バルク施設に対する物質計量管理の一種で、核物質の移動の検認の他に、実在庫検認が工程内の計測器類を使用して、当工程の操業を阻害することなく頻繁な間隔で行われるようなシステムを言う。 NRTAの目的は、データが逐次得られる特徴を生かして、統計検定法を用いながら探知の感度と適時性を改善することにある。

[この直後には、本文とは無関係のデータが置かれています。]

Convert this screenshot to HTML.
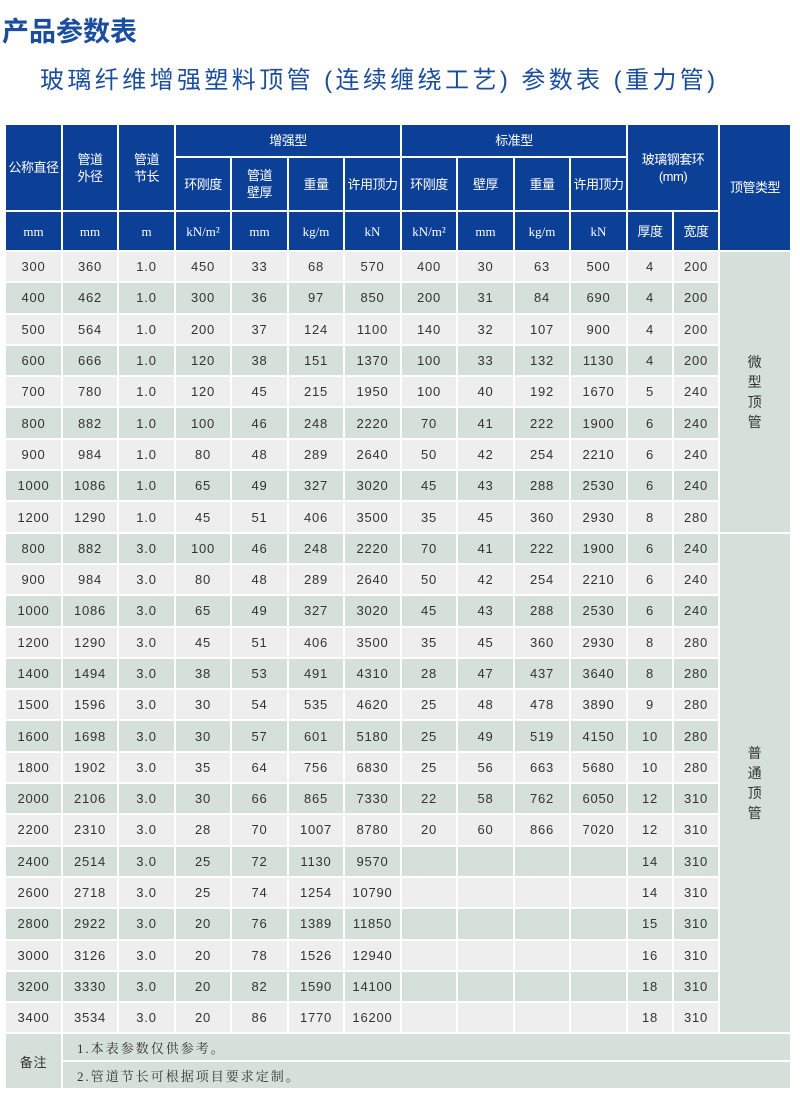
<!DOCTYPE html>
<html><head><meta charset="utf-8"><style>
body{margin:0;width:800px;height:1098px;background:#fff;position:relative;overflow:hidden;font-family:"Liberation Sans","Noto Sans CJK SC",sans-serif}
.t1{position:absolute;left:2px;top:10px;font-size:27px;font-weight:bold;color:#1a4d9e;letter-spacing:0px}
.t2{position:absolute;left:40px;top:60px;font-size:24px;color:#1a4d9e;letter-spacing:3.4px;white-space:nowrap}
table{position:absolute;left:4px;top:123px;border-collapse:separate;border-spacing:2px;table-layout:fixed}
td{padding:0;text-align:center;vertical-align:middle;font-size:13px;color:#333;overflow:hidden;letter-spacing:0.8px}
th{padding:0;background:#0c3f96;color:#fff;font-weight:normal;font-size:13px;line-height:17px;text-align:center;vertical-align:middle;white-space:nowrap;letter-spacing:-0.5px;overflow:hidden}
th.u{font-family:"Liberation Serif","Noto Serif CJK SC",serif;font-size:13px;letter-spacing:0}
tr.d td{height:29.3px}
tr.a td{background:#eeeeee}
tr.b td{background:#d5e0da}
td.ty{background:#d5e0da!important;line-height:20px;font-size:14px}
td.n{background:#d5e0da;text-align:left;padding-left:14px;font-family:"Liberation Serif","Noto Serif CJK SC",serif;letter-spacing:2px;height:26px}
</style></head><body>
<div class="t1">产品参数表</div>
<div class="t2">玻璃纤维增强塑料顶管 (连续缠绕工艺) 参数表 (重力管)</div>
<table>
<colgroup><col style="width:55px"><col style="width:54px"><col style="width:55px"><col style="width:54px"><col style="width:55px"><col style="width:54px"><col style="width:55px"><col style="width:54px"><col style="width:55px"><col style="width:54px"><col style="width:55px"><col style="width:44px"><col style="width:44px"><col style="width:70px"></colgroup>
<tr style="height:31px"><th rowspan="2">公称直径</th><th rowspan="2">管道<br>外径</th><th rowspan="2">管道<br>节长</th><th colspan="4">增强型</th><th colspan="4">标准型</th><th colspan="2" rowspan="2">玻璃钢套环<br>(mm)</th><th rowspan="3">顶管类型</th></tr>
<tr style="height:52px"><th>环刚度</th><th>管道<br>壁厚</th><th>重量</th><th>许用顶力</th><th>环刚度</th><th>壁厚</th><th>重量</th><th>许用顶力</th></tr>
<tr style="height:38px"><th class="u">mm</th><th class="u">mm</th><th class="u">m</th><th class="u">kN/m²</th><th class="u">mm</th><th class="u">kg/m</th><th class="u">kN</th><th class="u">kN/m²</th><th class="u">mm</th><th class="u">kg/m</th><th class="u">kN</th><th>厚度</th><th>宽度</th></tr>
<tr class="d a"><td>300</td><td>360</td><td>1.0</td><td>450</td><td>33</td><td>68</td><td>570</td><td>400</td><td>30</td><td>63</td><td>500</td><td>4</td><td>200</td><td class="ty" rowspan="9">微<br>型<br>顶<br>管</td></tr>
<tr class="d b"><td>400</td><td>462</td><td>1.0</td><td>300</td><td>36</td><td>97</td><td>850</td><td>200</td><td>31</td><td>84</td><td>690</td><td>4</td><td>200</td></tr>
<tr class="d a"><td>500</td><td>564</td><td>1.0</td><td>200</td><td>37</td><td>124</td><td>1100</td><td>140</td><td>32</td><td>107</td><td>900</td><td>4</td><td>200</td></tr>
<tr class="d b"><td>600</td><td>666</td><td>1.0</td><td>120</td><td>38</td><td>151</td><td>1370</td><td>100</td><td>33</td><td>132</td><td>1130</td><td>4</td><td>200</td></tr>
<tr class="d a"><td>700</td><td>780</td><td>1.0</td><td>120</td><td>45</td><td>215</td><td>1950</td><td>100</td><td>40</td><td>192</td><td>1670</td><td>5</td><td>240</td></tr>
<tr class="d b"><td>800</td><td>882</td><td>1.0</td><td>100</td><td>46</td><td>248</td><td>2220</td><td>70</td><td>41</td><td>222</td><td>1900</td><td>6</td><td>240</td></tr>
<tr class="d a"><td>900</td><td>984</td><td>1.0</td><td>80</td><td>48</td><td>289</td><td>2640</td><td>50</td><td>42</td><td>254</td><td>2210</td><td>6</td><td>240</td></tr>
<tr class="d b"><td>1000</td><td>1086</td><td>1.0</td><td>65</td><td>49</td><td>327</td><td>3020</td><td>45</td><td>43</td><td>288</td><td>2530</td><td>6</td><td>240</td></tr>
<tr class="d a"><td>1200</td><td>1290</td><td>1.0</td><td>45</td><td>51</td><td>406</td><td>3500</td><td>35</td><td>45</td><td>360</td><td>2930</td><td>8</td><td>280</td></tr>
<tr class="d b"><td>800</td><td>882</td><td>3.0</td><td>100</td><td>46</td><td>248</td><td>2220</td><td>70</td><td>41</td><td>222</td><td>1900</td><td>6</td><td>240</td><td class="ty" rowspan="16">普<br>通<br>顶<br>管</td></tr>
<tr class="d a"><td>900</td><td>984</td><td>3.0</td><td>80</td><td>48</td><td>289</td><td>2640</td><td>50</td><td>42</td><td>254</td><td>2210</td><td>6</td><td>240</td></tr>
<tr class="d b"><td>1000</td><td>1086</td><td>3.0</td><td>65</td><td>49</td><td>327</td><td>3020</td><td>45</td><td>43</td><td>288</td><td>2530</td><td>6</td><td>240</td></tr>
<tr class="d a"><td>1200</td><td>1290</td><td>3.0</td><td>45</td><td>51</td><td>406</td><td>3500</td><td>35</td><td>45</td><td>360</td><td>2930</td><td>8</td><td>280</td></tr>
<tr class="d b"><td>1400</td><td>1494</td><td>3.0</td><td>38</td><td>53</td><td>491</td><td>4310</td><td>28</td><td>47</td><td>437</td><td>3640</td><td>8</td><td>280</td></tr>
<tr class="d a"><td>1500</td><td>1596</td><td>3.0</td><td>30</td><td>54</td><td>535</td><td>4620</td><td>25</td><td>48</td><td>478</td><td>3890</td><td>9</td><td>280</td></tr>
<tr class="d b"><td>1600</td><td>1698</td><td>3.0</td><td>30</td><td>57</td><td>601</td><td>5180</td><td>25</td><td>49</td><td>519</td><td>4150</td><td>10</td><td>280</td></tr>
<tr class="d a"><td>1800</td><td>1902</td><td>3.0</td><td>35</td><td>64</td><td>756</td><td>6830</td><td>25</td><td>56</td><td>663</td><td>5680</td><td>10</td><td>280</td></tr>
<tr class="d b"><td>2000</td><td>2106</td><td>3.0</td><td>30</td><td>66</td><td>865</td><td>7330</td><td>22</td><td>58</td><td>762</td><td>6050</td><td>12</td><td>310</td></tr>
<tr class="d a"><td>2200</td><td>2310</td><td>3.0</td><td>28</td><td>70</td><td>1007</td><td>8780</td><td>20</td><td>60</td><td>866</td><td>7020</td><td>12</td><td>310</td></tr>
<tr class="d b"><td>2400</td><td>2514</td><td>3.0</td><td>25</td><td>72</td><td>1130</td><td>9570</td><td></td><td></td><td></td><td></td><td>14</td><td>310</td></tr>
<tr class="d a"><td>2600</td><td>2718</td><td>3.0</td><td>25</td><td>74</td><td>1254</td><td>10790</td><td></td><td></td><td></td><td></td><td>14</td><td>310</td></tr>
<tr class="d b"><td>2800</td><td>2922</td><td>3.0</td><td>20</td><td>76</td><td>1389</td><td>11850</td><td></td><td></td><td></td><td></td><td>15</td><td>310</td></tr>
<tr class="d a"><td>3000</td><td>3126</td><td>3.0</td><td>20</td><td>78</td><td>1526</td><td>12940</td><td></td><td></td><td></td><td></td><td>16</td><td>310</td></tr>
<tr class="d b"><td>3200</td><td>3330</td><td>3.0</td><td>20</td><td>82</td><td>1590</td><td>14100</td><td></td><td></td><td></td><td></td><td>18</td><td>310</td></tr>
<tr class="d a"><td>3400</td><td>3534</td><td>3.0</td><td>20</td><td>86</td><td>1770</td><td>16200</td><td></td><td></td><td></td><td></td><td>18</td><td>310</td></tr>
<tr><td rowspan="2" style="background:#d5e0da">备注</td><td colspan="13" class="n">1.本表参数仅供参考。</td></tr>
<tr><td colspan="13" class="n">2.管道节长可根据项目要求定制。</td></tr>
</table>
</body></html>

[註:JAEA保障措置用語集,科技庁原子力安全局保障措置課監修,(財)核物質管理センター

(5)「放射性廃棄物処分におけるナチュラル・アナログ研究」

放射性廃棄物地層処分に関連して、人工バリア、天然バリア中の放射性物質の移行を自然界に存在する地層等を利用して調べる研究である。 放射性物質の移行については、研究対象となる時間軸が非常に長くなるため、実験室での研究には限界がある。 ところが、例えば処分環境に類似した自然環境を選び、その中での何千年あるいは何億年にわたる物質移行を調べることで、放射性廃棄物処分の安全性が評価できる可能性がある。